JT/SYK and generalizations

Jackiw–Teitelboim (JT) gravity has emerged as a powerful toy model for probing quantum aspects of black holes, holography, and spacetime dynamics near AdS₂ boundaries. Its simplicity allows for exact computations of gravitational path integrals, entanglement entropy, and thermodynamic properties while capturing essential features of more complex higher-dimensional theories. JT gravity also serves as the effective low-energy limit of the SYK model, providing a concrete framework for studying the AdS/CFT correspondence in two dimensions via quantum information approaches to quantum thermodynamics and quantum complexity. These connections make it an ideal laboratory for exploring quantum gravity, such as the origin of black hole entropy, the information paradox, and the role of boundary degrees of freedom.

The recent work A so(2,2) extension of JT gravity via the Virasoro-Kac-Moody semidirect product (arXiv:2410.10768) by G. Chirco, L. Vacchiano, and P. Vitale in the group presents a significant generalization of Jackiw–Teitelboim (JT) gravity by incorporating non-abelian gauge fields within the framework of a Poisson Sigma Model (PSM), derived from the dimensional reduction of a three-dimensional AdS₃ Chern-Simons theory based on the SO(2,2) algebra, with Wess-Zumino-Witten (WZW) boundary term. Embedding JT gravity within a larger symmetry framework opens avenues for exploring more complex holographic correspondences and understanding the role of additional degrees of freedom in low-dimensional gravity.

The case of a reduction from AdS₃ Chern-Simons leads to a PSM that naturally includes gravitational and non-abelian gauge fields. The boundary dynamics of the model are governed by coadjoint orbits of the Virasoro-Kac-Moody group, reflecting a symmetry structure of the semidirect product Diff(S¹) ⋉ 𝔤̂, where 𝔤̂ denotes the affine extension of a Lie algebra 𝔤. This structure generalizes the boundary Schwarzian action characteristic of JT gravity. The extended boundary action derived in this model corresponds to the low-energy effective action of certain Sachdev–Ye–Kitaev (SYK)-like tensor models. These models exhibit similar symmetry-breaking patterns, suggesting a deeper holographic relationship between higher-dimensional gravitational theories and lower-dimensional quantum systems. Further, including additional gauge fields leads to corrections in the computation of black hole entropy, which aligns with expectations from the dual SYK-like models.

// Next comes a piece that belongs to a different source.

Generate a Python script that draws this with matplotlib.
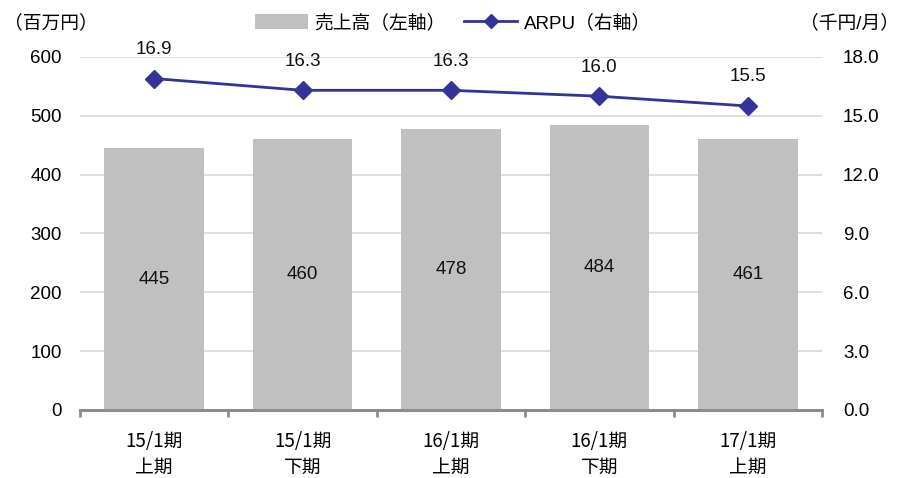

This work offers a concrete realization of a gravitational dual to SYK-like models with internal symmetries, enriching the landscape of holographic dualities.

Further, the study of the duality of JT gravity with the low-energy effective action of Sachdev–Ye–Kitaev (SYK)-like tensor models bridges the research work in low-dimensional gravity with the forefront research on quantum thermalization and quantum complexity carried on within our division.

Current extensions of this work focus on generalizations of the PSM description of JT gravity via dissipative generalization of the Poisson geometry, to realize non-equilibrium or dissipative deformation of the JT/SYK duality. As a first attempt, the most recent work studies Jacobi and metriplectic extensions of Poisson Sigma Models, in place of the standard Lie–Poisson structure. In the SL(2, R) case, these deformations give rise to a dissipative extension of JT gravity, where gauge symmetry breaking in the bulk translates into modified asymptotic symmetries and a deformed Schwarzian theory on the boundary. These models encode irreversible dynamics, providing a mechanism for entropy production and offering a new framework to explore the thermodynamic behavior of black holes from first principles.

Dissipative extensions of JT gravity could yield novel insights into black hole thermodynamics by explicitly modeling entropy production and dissipation within a geometric framework. Interesting applications of this line include a non-equilibrium approach to holographic duality via generalized AdS₂/CFT₁ dualities that include time-asymmetric processes.

This framework again naturally relates to the work on quantum information in gravity, especially in the context of decoherence, scrambling, and open-system dynamics. Finally, on a more formal side, the topic involves the study of Leibniz (non-Lie) gauge algebroids, as natural structures underlying generalized gauge symmetries in the presence of dissipation.

These developments point toward a richer understanding of quantum gravity, where irreversible phenomena and entropic flows are encoded directly in the fundamental symmetry structure of spacetime.